For many, it started it started as an ordinary day…
No one could have imagined that this day would rock Soweto, South Africa, even the world and over 40 years later people would still remember, the day when the end of apartheid begun.

Under the Bantu Education Act government schools in South Africa were prohibited from using local languages and students could only learn specific subjects taught in Afrikaans and English. In January of 1976, an official order was made making Afrikaans the compulsory medium of instruction in schools. As Afrikaans was regarded as “the language of the oppressor” this led to uproar and boycotting of classes which eventually resulted in students planning a peaceful mass protest on the morning of Wednesday the 16th of June 1976.

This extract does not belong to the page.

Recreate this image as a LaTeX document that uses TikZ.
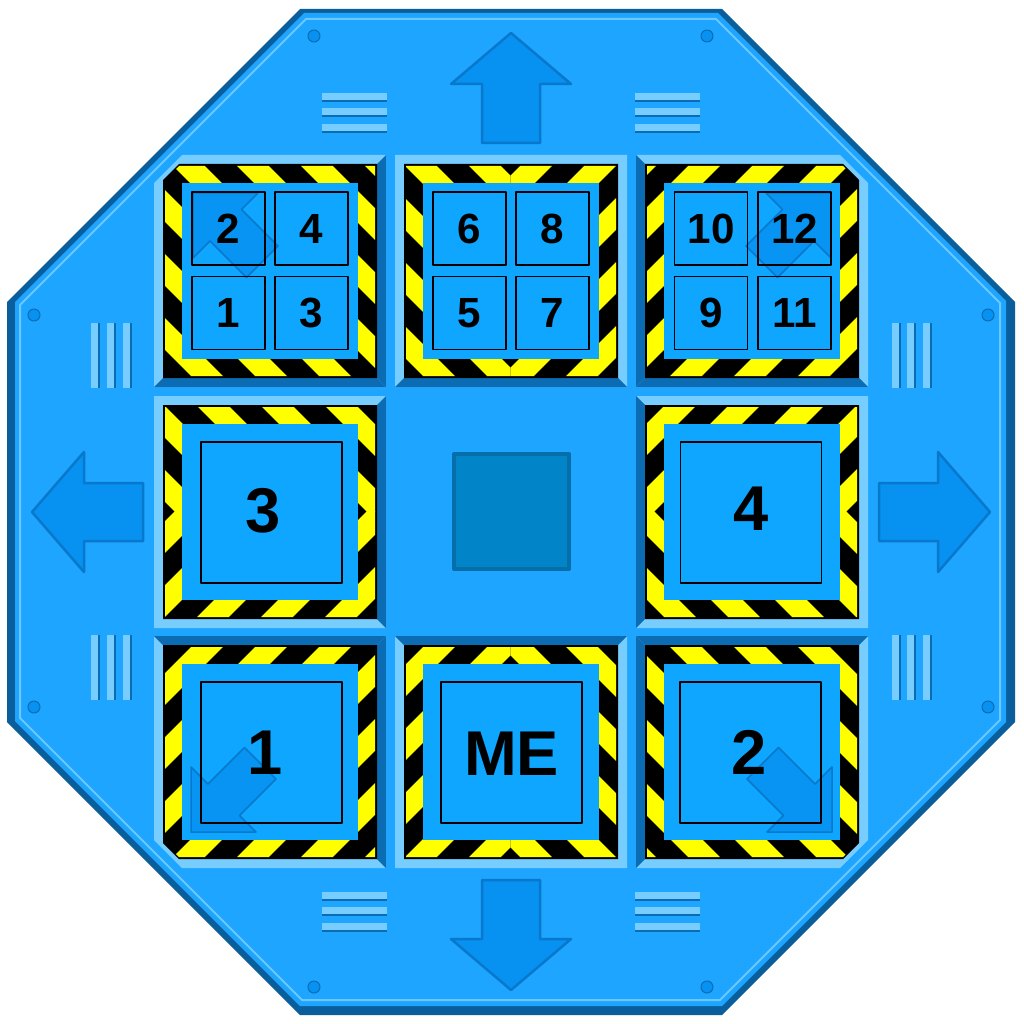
\documentclass[tikz,border=0pt]{standalone}
\usepackage{fontspec}
\setmainfont{Liberation Sans}

\definecolor{plate}{HTML}{1DA5FF}
\definecolor{platedark}{HTML}{0A5E9C}
\definecolor{plateline}{HTML}{6CC8FF}
\definecolor{rimlight}{HTML}{78CDFF}
\definecolor{rimdark}{HTML}{0B6CB4}
\definecolor{panel}{HTML}{0EA6FF}
\definecolor{arrowblue}{HTML}{0792F2}
\definecolor{arrowedge}{HTML}{0878CC}
\definecolor{hub}{HTML}{0284C8}
\definecolor{hubedge}{HTML}{066FAA}
\definecolor{hazard}{HTML}{FFFF00}

% square around (#1,#2), half side #3, corner cuts tl tr br bl
\newcommand{\cutsq}[7]{(#1-#3+#4,#2-#3) -- (#1+#3-#5,#2-#3) -- (#1+#3,#2-#3+#5) -- (#1+#3,#2+#3-#6) -- (#1+#3-#6,#2+#3) -- (#1-#3+#7,#2+#3) -- (#1-#3,#2+#3-#7) -- (#1-#3,#2-#3+#4) -- cycle}

% mirrored hazard stripes round the plate centre, #1 = phase
\newcommand{\hazardstripes}[1]{%
  \foreach \qx/\qy in {1/1,1/-1,-1/1,-1/-1} {
    \begin{scope}[shift={(510.5,511.5)},xscale=\qx,yscale=\qy]
      \clip (0,0) rectangle (520,520);
      \foreach \k in {-9,...,9}
        \draw[stripe] (#1+64*\k-600,-600) -- (#1+64*\k+600,600);
    \end{scope}}}

% corner arrow, tip at the origin
\newcommand{\cornerarrow}{(0,0) -- (65,0) -- (48.5,-16.5) -- (85,-53) -- (53.5,-84.5) -- (17,-48) -- (0,-65) -- cycle}

\begin{document}
\begin{tikzpicture}[x=0.1mm,y=-0.1mm,line join=round,
    stripe/.style={hazard,line width=2.26mm},
    vent/.style={fill=rimlight},
    ventedge/.style={rimdark,line width=0.12mm},
    bigarrow/.style={fill=arrowblue,draw=arrowedge,line width=0.25mm},
    cornerpointer/.style={fill=arrowblue,draw=arrowedge,line width=0.15mm,fill opacity=0.85},
    tile/.style={draw=black,line width=0.16mm,inner sep=0pt},
    smalltile/.style={tile,minimum size=7.3mm,font=\fontsize{12}{12}\selectfont\bfseries},
    bigtile/.style={tile,minimum size=14.1mm},
    bignum/.style={inner sep=0pt,font=\fontsize{18}{18}\selectfont\bfseries}]
  \useasboundingbox (0,0) rectangle (1024,1024);

  % plate
  \fill[platedark] (7,302) -- (300,9) -- (722,9) -- (1015,302) -- (1015,722) -- (722,1015) -- (300,1015) -- (7,722) -- cycle;
  \fill[plate] (15,302) -- (304,13) -- (718,13) -- (1006,301) -- (1006,722) -- (722,1006) -- (300,1006) -- (15,721) -- cycle;
  \draw[plateline,line width=0.2mm] (20,305) -- (306,19) -- (716,19) -- (1000,303) -- (1000,720) -- (720,1000) -- (302,1000) -- (20,718) -- cycle;

  % screws
  \foreach \sx/\sy in {314/36,707/36,34/315,988/315,34/707,988/707,314/987,707/987}
    \filldraw[fill=arrowblue,draw=rimdark,line width=0.1mm] (\sx,\sy) circle (6);

  % vents
  \foreach \vx in {322,635}
    \foreach \vy in {93,108,124,892,907,923} {
      \fill[vent] (\vx,\vy) rectangle ++(65,8);
      \draw[ventedge] (\vx,\vy+8) -- ++(65,0);
    }
  \foreach \vy in {323,635}
    \foreach \vx in {91,107,123,892,907,923} {
      \fill[vent] (\vx,\vy) rectangle ++(8,65);
      \draw[ventedge] (\vx+8,\vy) -- ++(0,65);
    }

  % big arrows
  \filldraw[bigarrow] (511,33) -- (571,84) -- (540,84) -- (540,143) -- (482,143) -- (482,84) -- (451,84) -- cycle;
  \filldraw[bigarrow] (511,990) -- (571,939) -- (540,939) -- (540,880) -- (482,880) -- (482,939) -- (451,939) -- cycle;
  \filldraw[bigarrow] (32,512) -- (84,452) -- (84,483) -- (143,483) -- (143,541) -- (84,541) -- (84,572) -- cycle;
  \filldraw[bigarrow] (990,512) -- (938,452) -- (938,483) -- (879,483) -- (879,541) -- (938,541) -- (938,572) -- cycle;

  % cell wells and frames
  \foreach \cx/\cy/\tl/\tr/\br/\bl in {270/271/1/0/0/0,511/271/0/0/0/0,752/271/0/1/0/0,270/512/0/0/0/0,752/512/0/0/0/0,270/752/0/0/0/1,511/752/0/0/0/0,752/752/0/0/1/0}
    \fill[rimlight] \cutsq{\cx}{\cy}{116}{28*\tl}{28*\tr}{28*\br}{28*\bl};
  \foreach \cx/\cy/\rot in {270/271/0,270/271/90,511/271/0,752/271/0,752/271/270,270/512/90,752/512/270,270/752/90,270/752/180,511/752/180,752/752/180,752/752/270}
    \fill[rimdark,shift={(\cx,\cy)},rotate=\rot] (-107,107) -- (-116,116) -- (116,116) -- (107,107) -- cycle;
  \foreach \cx/\cy/\tl/\tr/\br/\bl in {270/271/1/0/0/0,511/271/0/0/0/0,752/271/0/1/0/0,270/512/0/0/0/0,752/512/0/0/0/0,270/752/0/0/0/1,511/752/0/0/0/0,752/752/0/0/1/0}
    \fill[black] \cutsq{\cx}{\cy}{107}{16*\tl}{16*\tr}{16*\br}{16*\bl};

  % hazard stripes
  \begin{scope}
    \clip \cutsq{270}{271}{105}{14}{0}{0}{0} \cutsq{752}{271}{105}{0}{14}{0}{0}
          \cutsq{270}{752}{105}{0}{0}{0}{14} \cutsq{752}{752}{105}{0}{0}{14}{0};
    \hazardstripes{40}
  \end{scope}
  \begin{scope}
    \clip \cutsq{511}{271}{105}{0}{0}{0}{0} \cutsq{270}{512}{105}{0}{0}{0}{0}
          \cutsq{752}{512}{105}{0}{0}{0}{0} \cutsq{511}{752}{105}{0}{0}{0}{0};
    \hazardstripes{0}
  \end{scope}

  % panels
  \foreach \cx/\cy in {270/271,511/271,752/271,270/512,752/512,270/752,511/752,752/752}
    \fill[panel] (\cx-88,\cy-88) rectangle (\cx+88,\cy+88);

  % centre hub
  \filldraw[fill=hub,draw=hubedge,line width=0.4mm] (454,454) rectangle (569,569);

  % corner pointers
  \filldraw[cornerpointer,shift={(193,193)},yscale=-1] \cornerarrow;
  \filldraw[cornerpointer,shift={(831,193)},xscale=-1,yscale=-1] \cornerarrow;
  \filldraw[cornerpointer,shift={(191,832)}] \cornerarrow;
  \filldraw[cornerpointer,shift={(832,832)},xscale=-1] \cornerarrow;

  % small tiles
  \node[smalltile] (t2) at (228.5,228.5) {2};
  \node[smalltile] (t4) at (311.5,228.5) {4};
  \node[smalltile] (t1) at (228.5,313) {1};
  \node[smalltile] (t3) at (311.5,313) {3};
  \node[smalltile] (t6) at (469.5,228.5) {6};
  \node[smalltile] (t8) at (552.5,228.5) {8};
  \node[smalltile] (t5) at (469.5,313) {5};
  \node[smalltile] (t7) at (552.5,313) {7};
  \node[smalltile] (t10) at (711,228.5) {10};
  \node[smalltile] (t12) at (794.5,228.5) {12};
  \node[smalltile] (t9) at (711,313) {9};
  \node[smalltile] (t11) at (794.5,313) {11};

  % big tiles
  \node[bigtile] (sq3) at (271.5,512.5) {};
  \node[bigtile] (sq4) at (751,512.5) {};
  \node[bigtile] (sq1) at (271.5,752.5) {};
  \node[bigtile] (sqme) at (511.5,752.5) {};
  \node[bigtile] (sq2) at (750.5,752.5) {};
  \node[bignum] (n3) at (263,511) {3};
  \node[bignum] (n4) at (751,509) {4};
  \node[bignum] (n1) at (265,752.5) {1};
  \node[bignum] (nme) at (511.5,753.5) {ME};
  \node[bignum] (n2) at (749.5,752.5) {2};
\end{tikzpicture}
\end{document}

As had been planned 3 days before, by 19 year old Tebogo ‘Tsietsi’ Mashinini then president of the Soweto Students Representative Council (SSRC) along with 500 other students, when they met at the Orlando Donaldson Community Hall; to discuss ways and means of confronting and challenging the Department of Bantu Education. The plan had been to march to Orlando stadium and have a protest rally to plea with the government to remove Afrikaans as compulsory in schools.

There was singing and chanting as the students marched across the streets of Soweto, from Naledi High School, in the southwestern end of the township to Morris Isaacson High School in Jabavu.

Nkosi Sikelel’ iAfrika, which means ‘God Bless Africa’ a song which had banned by the apartheid regime was the anthem for freedom.

Tear gas and rubber bullets were fired at the protestors in an attempt to disperse the students, but they were too determined to be silenced, not until they had been heard. The march continued down a few more streets, students pelting police with stones and bottles.
Then gun shots and terror as the police opened fire with live ammunition…

Hastings Ndlovu, Hector Pieterson and close to 200 students, died that day in Soweto, South Africa and several hundred more across the whole country as the wave of Uprising which started in Soweto, spread throughout the country; becoming not just revolt against unfair education policy but the whole apartheid government. The actual death toll remains unknown/undisclosed.
Freedom would not come come until almost two decades later, when apartheid finally ended in 1994.

Today, you can revisit the route of the June 16th march which was declared a heritage trail. It starts outside Morris Isaacson High School and continues to the Hector Pieterson Memorial and Museum in Orlando West.

June 16 is a public holiday in South Africa, Youth Day, in remembrance of the students who lost their lives that day in defiance of the apartheid government and their Bantu Education. The actions of these students sparked an increase in the intensity in the fight for liberation and the end of apartheid in South Africa.

There’s a statue of Tsietsi Mashinini. Hoisting his right fist upwards, in the universal gesture signalling the mobilisation of people to reclaim power and influence, and embrace their liberation

“The day shall come when all shall be free to breathe the air of freedom which is theirs to breathe and when the day shall have come, no man, no matter how many tanks he has, will reverse the course of events.”